Execution time on this old 1.2 GHz single processor:

$ time ./primecount 100000000
5761455 primes less than 100000000

real    0m14.008s
user    0m13.733s
sys    0m0.196s

It uses the same sieve-in-array approach as the small primes example, so you probably should not run it at a hundred million if you don't have at least a gigabyte of RAM.

I hope there's no bug and that's the correct answer.

A note:

I had the array statically allocated at one point, and the compile actually took several seconds to write that big empty array. But the execute time was not quite a second shorter. The extra execution time for the dynamic array may have simply been the system thrashing after the previous version (because this box only has one gigabyte of RAM and a 100 Meg of a Gig is enough to push things around in virtual memory).

And here's how it runs under Cygwin on a much more recent 2.5 GHz dual core Intel CPU:
$ time ./primecount 100000000
5761455 primes less than 100000000

real    0m11.349s
user    0m11.107s
sys     0m0.062s

It's only using one core, but why doesn't the double clock speed halve the execution time? I dunno. You tell me.

I could use the second core by forking the process and having the second process lag behind the first one. The algorithm becomes semi-non-obvious:

First, the first processor sets the flags in the lower half of the array, and the second process sets the flags in the upper half. Maybe bus contention would not eat up the savings in halving the load.

We'll start the parent process on a single pass at multiples of 2, and it will quickly try to do this to the first part of the sieve array:

0123456789 10111213141516171819 20212223242526272829
0011010101 0101010101 0101010101

We'll start the child process on a single pass at multiples of 3, and it will quickly try to do this to the first part of the sieve array:

0123456789 10111213141516171819 20212223242526272829
0011110110 1101101101 1011011011

Note that the effects are independent of each other.

Now, if either the parent or child finishes its first single pass before the other finishes even starts its first, the only damage is an unneeded extra pass on 4, and maybe even 6, 8, and 9. For small arrays, trying to use both processors could end up being (slightly) slower. For large arrays, we can be pretty sure that there won't be more than a few unnecessary passes.

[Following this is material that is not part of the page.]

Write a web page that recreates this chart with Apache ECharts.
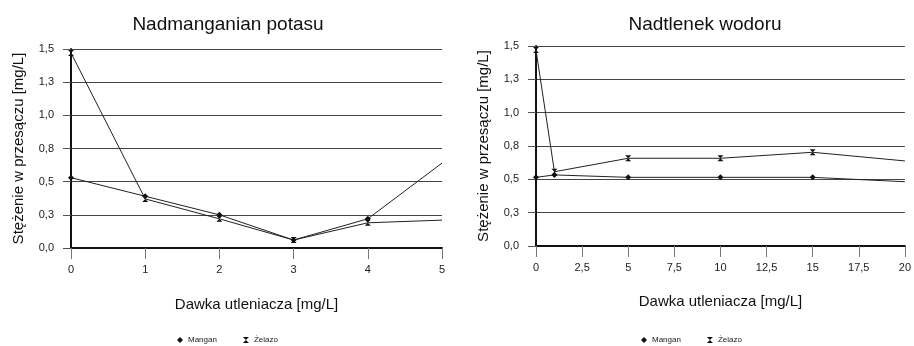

Ideally, by the time one or the other finishes its first pass, the other will have already made its way through the first 15 of its pass, and it will have

0123456789 10111213141516171819 20212223242526272829
0011010100 0101000101 0001010001

and this is good enough to let the process avoid wasting a pass on 4 and start 5.

But the next process to finish will also see 5. (Check for yourself why probing the second or third in the pass isn't sufficient.)

So it looks like we need a shared variable for each to store its current pass on. And there will be some non-zero probability of read-interleaved write, so we should probably protect it with some semaphore or other mutual-exclusion technique.

This shared variable will help at the end, as well, when passes become very quick.

Lack of such mutual exclusion won't make it give the wrong result, it will just result in wasted passes.

Maybe I'll do the code for multiple processes later on.